[What the exercise asks] Transcribe all of the data exactly. Omit the pictures.

[Dataset rows]
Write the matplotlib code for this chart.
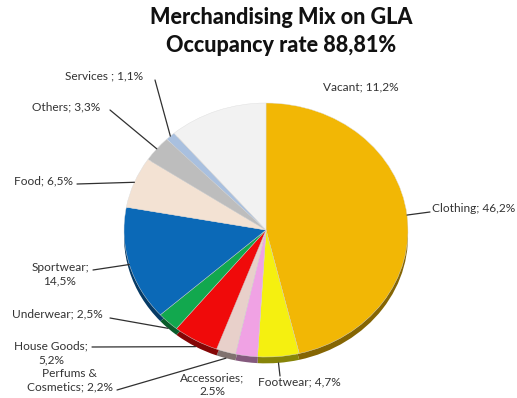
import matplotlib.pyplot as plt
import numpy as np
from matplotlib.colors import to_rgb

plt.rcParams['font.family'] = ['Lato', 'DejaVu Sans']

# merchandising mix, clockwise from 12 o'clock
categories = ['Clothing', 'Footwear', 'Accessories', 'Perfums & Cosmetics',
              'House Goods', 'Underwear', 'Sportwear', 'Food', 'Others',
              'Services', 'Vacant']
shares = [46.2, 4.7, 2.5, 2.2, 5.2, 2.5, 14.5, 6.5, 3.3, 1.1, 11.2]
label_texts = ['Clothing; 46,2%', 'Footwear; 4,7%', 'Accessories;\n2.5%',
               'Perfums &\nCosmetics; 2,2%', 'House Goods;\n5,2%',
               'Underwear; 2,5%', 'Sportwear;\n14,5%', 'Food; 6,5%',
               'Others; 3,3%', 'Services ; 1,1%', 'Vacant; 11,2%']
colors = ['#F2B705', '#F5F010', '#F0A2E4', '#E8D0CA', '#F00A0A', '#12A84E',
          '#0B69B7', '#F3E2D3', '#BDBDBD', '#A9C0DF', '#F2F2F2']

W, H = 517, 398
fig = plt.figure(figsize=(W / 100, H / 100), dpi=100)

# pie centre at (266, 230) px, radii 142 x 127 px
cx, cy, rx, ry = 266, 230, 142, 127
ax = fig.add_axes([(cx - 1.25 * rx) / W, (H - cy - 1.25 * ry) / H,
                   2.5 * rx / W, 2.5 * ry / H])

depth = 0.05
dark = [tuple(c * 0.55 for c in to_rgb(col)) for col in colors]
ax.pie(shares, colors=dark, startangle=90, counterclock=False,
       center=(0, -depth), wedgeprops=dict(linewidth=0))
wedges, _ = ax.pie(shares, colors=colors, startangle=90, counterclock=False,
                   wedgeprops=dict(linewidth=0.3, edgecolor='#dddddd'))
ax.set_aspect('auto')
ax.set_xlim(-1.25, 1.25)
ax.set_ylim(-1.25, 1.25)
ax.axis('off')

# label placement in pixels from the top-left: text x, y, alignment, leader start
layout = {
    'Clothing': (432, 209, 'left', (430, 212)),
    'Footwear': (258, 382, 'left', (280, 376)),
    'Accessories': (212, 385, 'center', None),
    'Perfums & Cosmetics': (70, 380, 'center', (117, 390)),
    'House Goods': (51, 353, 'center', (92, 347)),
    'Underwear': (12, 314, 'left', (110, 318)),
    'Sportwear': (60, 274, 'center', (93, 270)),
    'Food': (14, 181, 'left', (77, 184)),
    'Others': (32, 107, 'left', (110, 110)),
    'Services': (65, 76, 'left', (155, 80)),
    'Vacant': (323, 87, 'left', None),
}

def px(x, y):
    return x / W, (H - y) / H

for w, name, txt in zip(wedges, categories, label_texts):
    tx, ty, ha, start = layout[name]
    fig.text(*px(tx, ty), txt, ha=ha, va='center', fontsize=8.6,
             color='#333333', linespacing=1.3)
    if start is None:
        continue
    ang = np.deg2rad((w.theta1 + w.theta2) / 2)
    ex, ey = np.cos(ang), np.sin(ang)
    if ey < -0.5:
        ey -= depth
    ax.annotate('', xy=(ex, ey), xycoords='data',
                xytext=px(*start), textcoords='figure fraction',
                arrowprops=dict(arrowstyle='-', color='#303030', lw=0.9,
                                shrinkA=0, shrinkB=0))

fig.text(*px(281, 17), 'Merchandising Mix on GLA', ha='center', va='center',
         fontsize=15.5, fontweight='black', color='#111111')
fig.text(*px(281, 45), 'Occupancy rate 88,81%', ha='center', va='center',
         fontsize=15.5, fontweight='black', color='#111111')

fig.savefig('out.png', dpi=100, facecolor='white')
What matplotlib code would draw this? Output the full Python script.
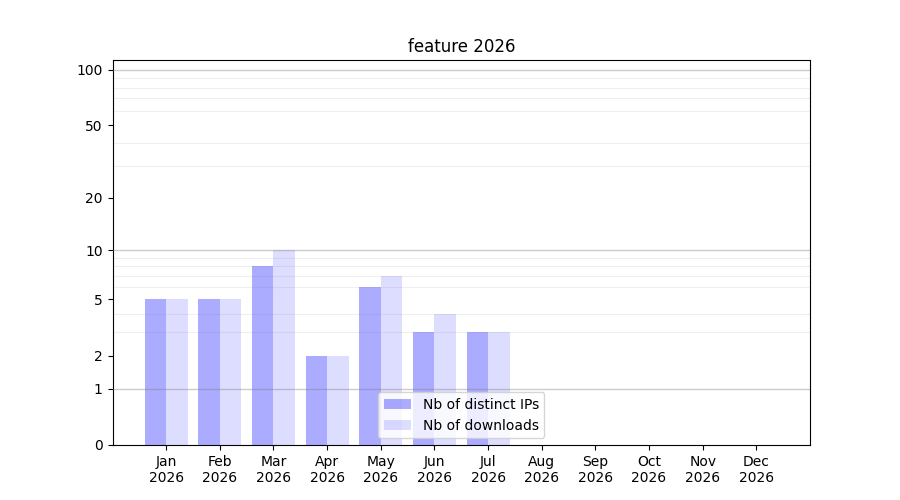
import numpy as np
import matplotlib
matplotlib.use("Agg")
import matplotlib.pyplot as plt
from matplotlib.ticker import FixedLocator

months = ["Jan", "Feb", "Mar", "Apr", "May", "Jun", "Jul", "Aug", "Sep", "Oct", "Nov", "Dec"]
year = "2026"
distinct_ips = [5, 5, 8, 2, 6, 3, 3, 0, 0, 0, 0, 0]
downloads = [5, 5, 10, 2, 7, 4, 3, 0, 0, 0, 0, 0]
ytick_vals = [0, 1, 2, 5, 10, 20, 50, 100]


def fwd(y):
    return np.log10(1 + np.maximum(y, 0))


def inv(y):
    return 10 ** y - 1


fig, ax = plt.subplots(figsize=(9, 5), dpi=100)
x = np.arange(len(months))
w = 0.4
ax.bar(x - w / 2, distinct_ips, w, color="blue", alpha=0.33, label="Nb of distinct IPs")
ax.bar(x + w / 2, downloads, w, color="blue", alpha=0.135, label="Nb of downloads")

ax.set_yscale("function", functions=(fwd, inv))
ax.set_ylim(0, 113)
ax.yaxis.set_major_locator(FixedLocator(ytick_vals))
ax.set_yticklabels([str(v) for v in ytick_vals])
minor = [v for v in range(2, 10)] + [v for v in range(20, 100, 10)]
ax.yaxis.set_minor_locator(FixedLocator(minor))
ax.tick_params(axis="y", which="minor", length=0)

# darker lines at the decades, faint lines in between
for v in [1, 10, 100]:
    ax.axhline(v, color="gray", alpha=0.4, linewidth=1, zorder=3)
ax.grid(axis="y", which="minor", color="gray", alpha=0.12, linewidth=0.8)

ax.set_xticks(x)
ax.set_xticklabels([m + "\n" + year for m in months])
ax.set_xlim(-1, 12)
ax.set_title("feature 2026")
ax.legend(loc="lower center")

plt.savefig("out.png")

[Reply]
Write the matplotlib code for this chart.
import matplotlib.pyplot as plt
import numpy as np
from matplotlib.colors import to_rgb

plt.rcParams['font.family'] = ['Lato', 'DejaVu Sans']

# merchandising mix, clockwise from 12 o'clock
categories = ['Clothing', 'Footwear', 'Accessories', 'Perfums & Cosmetics',
              'House Goods', 'Underwear', 'Sportwear', 'Food', 'Others',
              'Services', 'Vacant']
shares = [46.2, 4.7, 2.5, 2.2, 5.2, 2.5, 14.5, 6.5, 3.3, 1.1, 11.2]
label_texts = ['Clothing; 46,2%', 'Footwear; 4,7%', 'Accessories;\n2.5%',
               'Perfums &\nCosmetics; 2,2%', 'House Goods;\n5,2%',
               'Underwear; 2,5%', 'Sportwear;\n14,5%', 'Food; 6,5%',
               'Others; 3,3%', 'Services ; 1,1%', 'Vacant; 11,2%']
colors = ['#F2B705', '#F5F010', '#F0A2E4', '#E8D0CA', '#F00A0A', '#12A84E',
          '#0B69B7', '#F3E2D3', '#BDBDBD', '#A9C0DF', '#F2F2F2']

W, H = 517, 398
fig = plt.figure(figsize=(W / 100, H / 100), dpi=100)

# pie centre at (266, 230) px, radii 142 x 127 px
cx, cy, rx, ry = 266, 230, 142, 127
ax = fig.add_axes([(cx - 1.25 * rx) / W, (H - cy - 1.25 * ry) / H,
                   2.5 * rx / W, 2.5 * ry / H])

depth = 0.05
dark = [tuple(c * 0.55 for c in to_rgb(col)) for col in colors]
ax.pie(shares, colors=dark, startangle=90, counterclock=False,
       center=(0, -depth), wedgeprops=dict(linewidth=0))
wedges, _ = ax.pie(shares, colors=colors, startangle=90, counterclock=False,
                   wedgeprops=dict(linewidth=0.3, edgecolor='#dddddd'))
ax.set_aspect('auto')
ax.set_xlim(-1.25, 1.25)
ax.set_ylim(-1.25, 1.25)
ax.axis('off')

# label placement in pixels from the top-left: text x, y, alignment, leader start
layout = {
    'Clothing': (432, 209, 'left', (430, 212)),
    'Footwear': (258, 382, 'left', (280, 376)),
    'Accessories': (212, 385, 'center', None),
    'Perfums & Cosmetics': (70, 380, 'center', (117, 390)),
    'House Goods': (51, 353, 'center', (92, 347)),
    'Underwear': (12, 314, 'left', (110, 318)),
    'Sportwear': (60, 274, 'center', (93, 270)),
    'Food': (14, 181, 'left', (77, 184)),
    'Others': (32, 107, 'left', (110, 110)),
    'Services': (65, 76, 'left', (155, 80)),
    'Vacant': (323, 87, 'left', None),
}

def px(x, y):
    return x / W, (H - y) / H

for w, name, txt in zip(wedges, categories, label_texts):
    tx, ty, ha, start = layout[name]
    fig.text(*px(tx, ty), txt, ha=ha, va='center', fontsize=8.6,
             color='#333333', linespacing=1.3)
    if start is None:
        continue
    ang = np.deg2rad((w.theta1 + w.theta2) / 2)
    ex, ey = np.cos(ang), np.sin(ang)
    if ey < -0.5:
        ey -= depth
    ax.annotate('', xy=(ex, ey), xycoords='data',
                xytext=px(*start), textcoords='figure fraction',
                arrowprops=dict(arrowstyle='-', color='#303030', lw=0.9,
                                shrinkA=0, shrinkB=0))

fig.text(*px(281, 17), 'Merchandising Mix on GLA', ha='center', va='center',
         fontsize=15.5, fontweight='black', color='#111111')
fig.text(*px(281, 45), 'Occupancy rate 88,81%', ha='center', va='center',
         fontsize=15.5, fontweight='black', color='#111111')

fig.savefig('out.png', dpi=100, facecolor='white')
What matplotlib code would draw this? Output the full Python script.
import numpy as np
import matplotlib
matplotlib.use("Agg")
import matplotlib.pyplot as plt
from matplotlib.ticker import FixedLocator

months = ["Jan", "Feb", "Mar", "Apr", "May", "Jun", "Jul", "Aug", "Sep", "Oct", "Nov", "Dec"]
year = "2026"
distinct_ips = [5, 5, 8, 2, 6, 3, 3, 0, 0, 0, 0, 0]
downloads = [5, 5, 10, 2, 7, 4, 3, 0, 0, 0, 0, 0]
ytick_vals = [0, 1, 2, 5, 10, 20, 50, 100]


def fwd(y):
    return np.log10(1 + np.maximum(y, 0))


def inv(y):
    return 10 ** y - 1


fig, ax = plt.subplots(figsize=(9, 5), dpi=100)
x = np.arange(len(months))
w = 0.4
ax.bar(x - w / 2, distinct_ips, w, color="blue", alpha=0.33, label="Nb of distinct IPs")
ax.bar(x + w / 2, downloads, w, color="blue", alpha=0.135, label="Nb of downloads")

ax.set_yscale("function", functions=(fwd, inv))
ax.set_ylim(0, 113)
ax.yaxis.set_major_locator(FixedLocator(ytick_vals))
ax.set_yticklabels([str(v) for v in ytick_vals])
minor = [v for v in range(2, 10)] + [v for v in range(20, 100, 10)]
ax.yaxis.set_minor_locator(FixedLocator(minor))
ax.tick_params(axis="y", which="minor", length=0)

# darker lines at the decades, faint lines in between
for v in [1, 10, 100]:
    ax.axhline(v, color="gray", alpha=0.4, linewidth=1, zorder=3)
ax.grid(axis="y", which="minor", color="gray", alpha=0.12, linewidth=0.8)

ax.set_xticks(x)
ax.set_xticklabels([m + "\n" + year for m in months])
ax.set_xlim(-1, 12)
ax.set_title("feature 2026")
ax.legend(loc="lower center")

plt.savefig("out.png")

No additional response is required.